JULIO CORTÁZAR : CONTINUIDAD DE LOS PARQUES
JULIO CORTÁZAR
CONTINUIDAD DE LOS PARQUES
Había empezado a leer la novela unos días antes. La abandonó por negocios
urgentes, volvió a abrirla cuando regresaba en tren a la finca; se dejaba
interesar lentamente por la trama, por el dibujo de los personajes. Esa tarde,
después de escribir una carta a su apoderado y discutir con el mayordomo una
cuestión de aparcerías, volvió al libro en la tranquilidad del estudio que
miraba hacia el parque de los robles. Arrellanado en su sillón favorito, de
espaldas a la puerta que lo hubiera molestado como una irritante posibilidad de
intrusiones, dejó que su mano izquierda acariciara una y otra vez el terciopelo
verde y
se puso a leer los últimos capítulos. Su memoria retenía sin esfuerzo los
nombres y las imágenes de los protagonistas; la ilusión novelesca lo ganó casi
en seguida. Gozaba del placer casi perverso de irse desgajando línea a línea de
lo que lo rodeaba, y sentir a la vez que su cabeza descansaba cómodamente en el
terciopelo del alto respaldo, que los cigarrillos seguían al alcance de la
mano, que más allá de los ventanales danzaba el aire del atardecer bajo los
robles. Palabra a palabra, absorbido por la sórdida disyuntiva de los héroes,
dejándose ir hacia las imágenes que se concertaban y adquirían color y movimiento,
fue testigo del último encuentro en la cabaña del monte. Primero entraba la
mujer, recelosa; ahora llegaba el amante, lastimada la cara por el
chicotazo de una rama. Admirablemente restañaba ella la sangre con sus besos,
pero él rechazaba las caricias, no había venido para repetir las ceremonias de
una pasión secreta, protegida por un mundo de hojas secas y senderos furtivos.
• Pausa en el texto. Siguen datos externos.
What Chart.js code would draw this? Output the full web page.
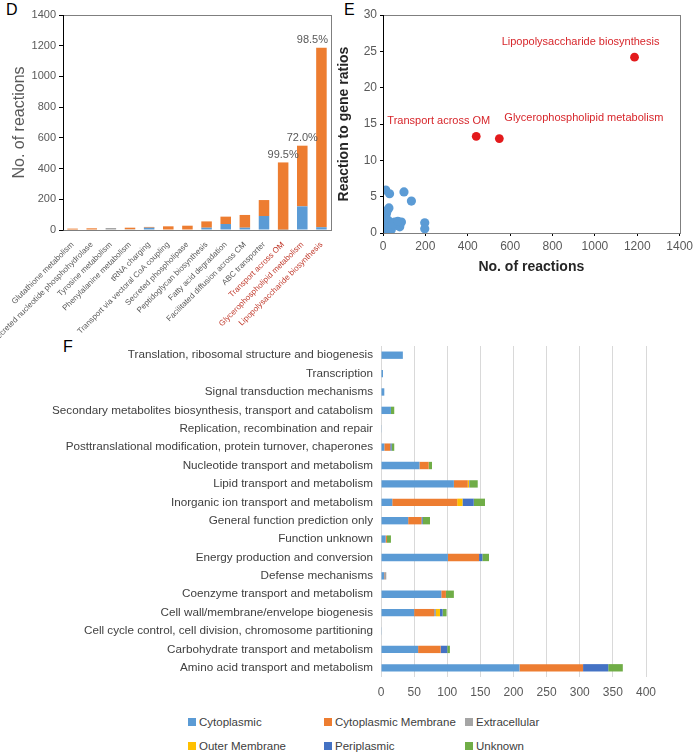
<!DOCTYPE html>
<html>
<head>
<meta charset="utf-8">
<script src="https://cdn.jsdelivr.net/npm/chart.js@4/dist/chart.umd.min.js"></script>
<style>
  body { margin: 0; width: 696px; height: 752px; background: #fff; position: relative; overflow: hidden;
         font-family: 'Liberation Sans', sans-serif; }
  canvas { position: absolute; }
  .panel { position: absolute; font-size: 16px; color: #000; line-height: 1; }
  #legend { position: absolute; left: 188px; top: 714px; width: 440px; display: grid;
            grid-template-columns: 136px 141px 150px; grid-auto-rows: 24px; font-size: 11.5px; color: #404040;
            white-space: nowrap; line-height: 16px; }
  #legend span.sw { display: inline-block; width: 8px; height: 8px; margin-right: 3px; }
</style>
</head>
<body>
<div class="panel" style="left:6px;top:2px">D</div>
<div class="panel" style="left:344px;top:2px">E</div>
<div class="panel" style="left:63px;top:339px">F</div>

<canvas id="chartD" width="352" height="340" style="left:0;top:0"></canvas>
<canvas id="chartE" width="366" height="280" style="left:330px;top:0"></canvas>
<canvas id="chartF" width="696" height="370" style="left:0;top:338px"></canvas>
<div id="legend"></div>

<script>
var FONT = "'Liberation Sans', sans-serif";
var BLUE = '#5B9BD5', ORANGE = '#ED7D31', GREY = '#A5A5A5', YELLOW = '#FFC000', DKBLUE = '#4472C4', GREEN = '#70AD47';
var RED_TEXT = '#C0392B';

// ---- Panel D data ----
var dCategories = ['Glutathione metabolism', 'Secreted nucleotide phosphohydrolase', 'Tyrosine metabolism',
    'Phenylalanine metabolism', 'tRNA charging', 'Transport via vectoral CoA coupling', 'Secreted phospholipase',
    'Peptidoglycan biosynthesis', 'Fatty acid degradation', 'Facilitated diffusion across CM', 'ABC transporter',
    'Transport across OM', 'Glycerophospholipid metabolism', 'Lipopolysaccharide biosynthesis'];
var dBlue   = [0, 0, 0, 0, 15, 0, 0, 15, 39, 15, 91, 2, 154, 18];
var dGrey   = [3, 0, 13, 5, 0, 0, 0, 0, 0, 0, 0, 0, 0, 0];
var dOrange = [6, 11, 0, 10, 5, 24, 28, 41, 48, 83, 104, 438, 395, 1169];
var dPercent = ['', '', '', '', '', '', '', '', '', '', '', '99.5%', '72.0%', '98.5%'];
var dHighlighted = [11, 12, 13];
var dYTicks = { min: 0, max: 1400, step: 200 };

// ---- Panel E data ----
var eBlueX = [13, 31, 99, 134, 28, 0, 16, 8, 24, 0, 0, 16, 39, 63, 79, 87, 55, 197, 197, 8, 31, 0, 19, 13, 3, 45, 70];
var eBlueY = [5.9, 5.4, 5.65, 4.4, 3.45, 3.0, 2.65, 2.2, 1.75, 1.5, 0.6, 0.37, 0.45, 1.05, 0.85, 1.5, 1.5, 1.4, 0.6, 0.15, 1.3, 1.05, 3.0, 1.95, 0.0, 1.2, 1.6];
var eRedX = [440, 549, 1187];
var eRedY = [13.3, 13.0, 24.2];
var eRedNames = ['Transport across OM', 'Glycerophospholipid metabolism', 'Lipopolysaccharide biosynthesis'];

// ---- Panel F data ----
var fCategories = ['Translation, ribosomal structure and biogenesis', 'Transcription', 'Signal transduction mechanisms',
    'Secondary metabolites biosynthesis, transport and catabolism', 'Replication, recombination and repair',
    'Posttranslational modification, protein turnover, chaperones', 'Nucleotide transport and metabolism',
    'Lipid transport and metabolism', 'Inorganic ion transport and metabolism', 'General function prediction only',
    'Function unknown', 'Energy production and conversion', 'Defense mechanisms', 'Coenzyme transport and metabolism',
    'Cell wall/membrane/envelope biogenesis', 'Cell cycle control, cell division, chromosome partitioning',
    'Carbohydrate transport and metabolism', 'Amino acid transport and metabolism'];
var fSeriesNames = ['Cytoplasmic', 'Cytoplasmic Membrane', 'Extracellular', 'Outer Membrane', 'Periplasmic', 'Unknown'];
var fCytoplasmic   = [33, 3, 5, 15, 1, 5, 58, 110, 17, 41, 7, 101, 5, 91, 50, 0.5, 56, 209];
var fCytoMembrane  = [0, 0, 0, 0, 0, 9, 14, 21, 98, 20, 2, 47, 1, 7, 30, 0, 34, 96];
var fExtracellular = [0, 0, 0, 0, 0, 0, 0, 0, 0, 0, 0, 0, 2, 0, 3, 0, 0, 0];
var fOuterMembrane = [0, 0, 0, 0, 0, 0, 0, 2, 8, 0, 0, 0, 0, 0, 6, 0, 0, 0];
var fPeriplasmic   = [0, 0, 0, 0, 0, 2, 0, 1, 17, 2, 0, 5, 0, 0, 4, 0, 10, 38];
var fUnknown       = [0, 0, 0, 5, 0, 4, 5, 12, 17, 11, 6, 10, 0, 12, 6, 0, 4, 22];
var fXTicks = { min: 0, max: 400, step: 50 };

Chart.defaults.font.family = FONT;
Chart.defaults.animation = false;

// plain numbers, no thousands separator
function plain(v) { return String(v); }

// box around the plot area (grey frame, black left axis)
var framePlugin = {
    id: 'frame',
    afterDatasetsDraw: function(chart) {
        var a = chart.chartArea, c = chart.ctx;
        c.save();
        c.lineWidth = 1;
        c.strokeStyle = '#7F7F7F';
        c.strokeRect(Math.round(a.left) + 0.5, Math.round(a.top) + 0.5, Math.round(a.right - a.left), Math.round(a.bottom - a.top));
        c.strokeStyle = '#000';
        c.beginPath();
        c.moveTo(Math.round(a.left) + 0.5, a.top);
        c.lineTo(Math.round(a.left) + 0.5, a.bottom + 0.5);
        c.stroke();
        c.restore();
    }
};

// ---- Chart D ----
var pctPlugin = {
    id: 'pct',
    afterDatasetsDraw: function(chart) {
        var c = chart.ctx, meta = chart.getDatasetMeta(2), area = chart.chartArea;
        c.save();
        c.font = '11px ' + FONT;
        c.fillStyle = '#595959';
        c.textAlign = 'center';
        c.textBaseline = 'bottom';
        dPercent.forEach(function(txt, i) {
            if (!txt) return;
            var el = meta.data[i];
            var w = c.measureText(txt).width;
            var x = Math.min(el.x, area.right - 3 - w / 2);
            c.fillText(txt, x, el.y - 2);
        });
        c.restore();
    }
};

new Chart(document.getElementById('chartD'), {
    type: 'bar',
    data: {
        labels: dCategories,
        datasets: [
            { data: dBlue, backgroundColor: BLUE },
            { data: dGrey, backgroundColor: GREY },
            { data: dOrange, backgroundColor: ORANGE }
        ]
    },
    options: {
        responsive: false,
        devicePixelRatio: 1,
        layout: { padding: { top: 15, right: 21 } },
        datasets: { bar: { barPercentage: 0.55, categoryPercentage: 1 } },
        plugins: { legend: { display: false }, tooltip: { enabled: false } },
        scales: {
            x: {
                stacked: true,
                grid: { display: false },
                border: { display: true, color: '#595959' },
                ticks: {
                    autoSkip: false, minRotation: 45, maxRotation: 45, padding: 2,
                    font: { size: 8 },
                    color: function(ctx) { return dHighlighted.indexOf(ctx.index) >= 0 ? RED_TEXT : '#595959'; }
                },
                afterFit: function(s) { s.height = 110; }
            },
            y: {
                stacked: true, min: dYTicks.min, max: dYTicks.max,
                ticks: { stepSize: dYTicks.step, color: '#595959', font: { size: 11 }, padding: 3, callback: plain },
                grid: { drawOnChartArea: false, tickLength: 4, color: '#000' },
                border: { color: '#000' },
                title: { display: true, text: 'No. of reactions', color: '#595959', font: { size: 16 }, padding: { top: 10 } },
                afterFit: function(s) { s.width = 63; }
            }
        }
    },
    plugins: [framePlugin, pctPlugin]
});

// ---- Chart E ----
var redLabelPlugin = {
    id: 'redLabels',
    afterDatasetsDraw: function(chart) {
        var c = chart.ctx, meta = chart.getDatasetMeta(1);
        // text offsets from each point: [dx, dy, align]
        var offs = [[14, -15, 'right'], [5, -21, 'left'], [-54, -15, 'center']];
        c.save();
        c.font = '11px ' + FONT;
        c.fillStyle = '#D7262B';
        c.textBaseline = 'middle';
        eRedNames.forEach(function(name, i) {
            var el = meta.data[i];
            c.textAlign = offs[i][2];
            c.fillText(name, el.x + offs[i][0], el.y + offs[i][1]);
        });
        c.restore();
    }
};

new Chart(document.getElementById('chartE'), {
    type: 'scatter',
    data: {
        datasets: [
            { data: eBlueX.map(function(x, i) { return { x: x, y: eBlueY[i] }; }),
              backgroundColor: BLUE, borderWidth: 0, pointRadius: 4.6 },
            { data: eRedX.map(function(x, i) { return { x: x, y: eRedY[i] }; }),
              backgroundColor: '#E31A1C', borderWidth: 0, pointRadius: 4.4 }
        ]
    },
    options: {
        responsive: false,
        devicePixelRatio: 1,
        layout: { padding: { top: 15, right: 16 } },
        plugins: { legend: { display: false }, tooltip: { enabled: false } },
        scales: {
            x: {
                type: 'linear', min: 0, max: 1400,
                ticks: { stepSize: 200, color: '#595959', font: { size: 12 }, padding: 3, callback: plain },
                grid: { drawOnChartArea: false, tickLength: 3, color: '#000' },
                border: { color: '#000' },
                title: { display: true, text: 'No. of reactions', color: '#262626', font: { size: 14, weight: 'bold' }, padding: { top: 3 } },
                afterFit: function(s) { s.height = 47; }
            },
            y: {
                min: 0, max: 30,
                ticks: { stepSize: 5, color: '#595959', font: { size: 12 }, padding: 3, callback: plain },
                grid: { drawOnChartArea: false, tickLength: 3, color: '#000' },
                border: { color: '#000' },
                title: { display: true, text: 'Reaction to gene ratios', color: '#262626', font: { size: 14, weight: 'bold' }, padding: { top: 6 } },
                afterFit: function(s) { s.width = 53; }
            }
        }
    },
    plugins: [framePlugin, redLabelPlugin]
});

// ---- Chart F ----
var fColors = [BLUE, ORANGE, GREY, YELLOW, DKBLUE, GREEN];
var fValues = [fCytoplasmic, fCytoMembrane, fExtracellular, fOuterMembrane, fPeriplasmic, fUnknown];

new Chart(document.getElementById('chartF'), {
    type: 'bar',
    data: {
        labels: fCategories,
        datasets: fSeriesNames.map(function(name, i) {
            return { label: name, data: fValues[i], backgroundColor: fColors[i] };
        })
    },
    options: {
        indexAxis: 'y',
        responsive: false,
        devicePixelRatio: 1,
        layout: { padding: { top: 8, right: 50 } },
        datasets: { bar: { barPercentage: 0.4, categoryPercentage: 1 } },
        plugins: { legend: { display: false }, tooltip: { enabled: false } },
        scales: {
            x: {
                stacked: true, min: fXTicks.min, max: fXTicks.max,
                ticks: { stepSize: fXTicks.step, color: '#595959', font: { size: 12 }, padding: 8 },
                grid: { color: '#D9D9D9', drawTicks: false },
                border: { display: false },
                afterFit: function(s) { s.height = 31; }
            },
            y: {
                stacked: true,
                grid: { display: false },
                border: { display: false },
                ticks: { color: '#404040', font: { size: 11.7 }, padding: 0, autoSkip: false },
                afterFit: function(s) { s.width = 381; }
            }
        }
    }
});

// legend for panel F
var legend = document.getElementById('legend');
fSeriesNames.forEach(function(name, i) {
    var item = document.createElement('div');
    item.innerHTML = '<span class="sw" style="background:' + fColors[i] + '"></span>' + name;
    legend.appendChild(item);
});
</script>
</body>
</html>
El puñal se entibiaba contra su pecho, y debajo latía la libertad agazapada. Un
diálogo anhelante corría por las páginas como un arroyo de serpientes, y se
sentía que todo estaba decidido desde siempre. Hasta esas caricias que
enredaban el cuerpo del amante como queriendo retenerlo y disuadirlo,
dibujaban abominablemente la figura de otro cuerpo que era necesario
destruir. Nada había sido olvidado: coartadas, azares, posibles errores. A
partir de esa hora cada instante tenía su empleo minuciosamente atribuido. El
doble repaso despiadado se interrumpía apenas para que una mano acariciara una
mejilla. Empezaba a anochecer.
Sin mirarse ya, atados rígidamente a la tarea que los esperaba, se
separaron en la puerta de la cabaña. Ella debía seguir por la senda que iba al
norte. Desde la senda opuesta él se volvió un instante para verla correr con el
pelo suelto. Corrió a su vez, parapetándose en los árboles y los setos, hasta
distinguir en la bruma malva del crepúsculo la alameda que llevaba a la casa.
Los perros no debían ladrar, y no ladraron. El mayordomo no estaría a esa hora,
y no estaba. Subió los tres peldaños del porche y entró. Desde la sangre
galopando en sus oídos le llegaban las palabras de la mujer: primero una sala azul,
después una galería, una escalera alfombrada. En lo alto, dos puertas. Nadie en
la primera habitación, nadie en la segunda. La puerta del salón, y entonces el
puñal en la
mano, la luz de los ventanales, el alto respaldo de un sillón de terciopelo
verde, la cabeza del hombre en el sillón leyendo una novela.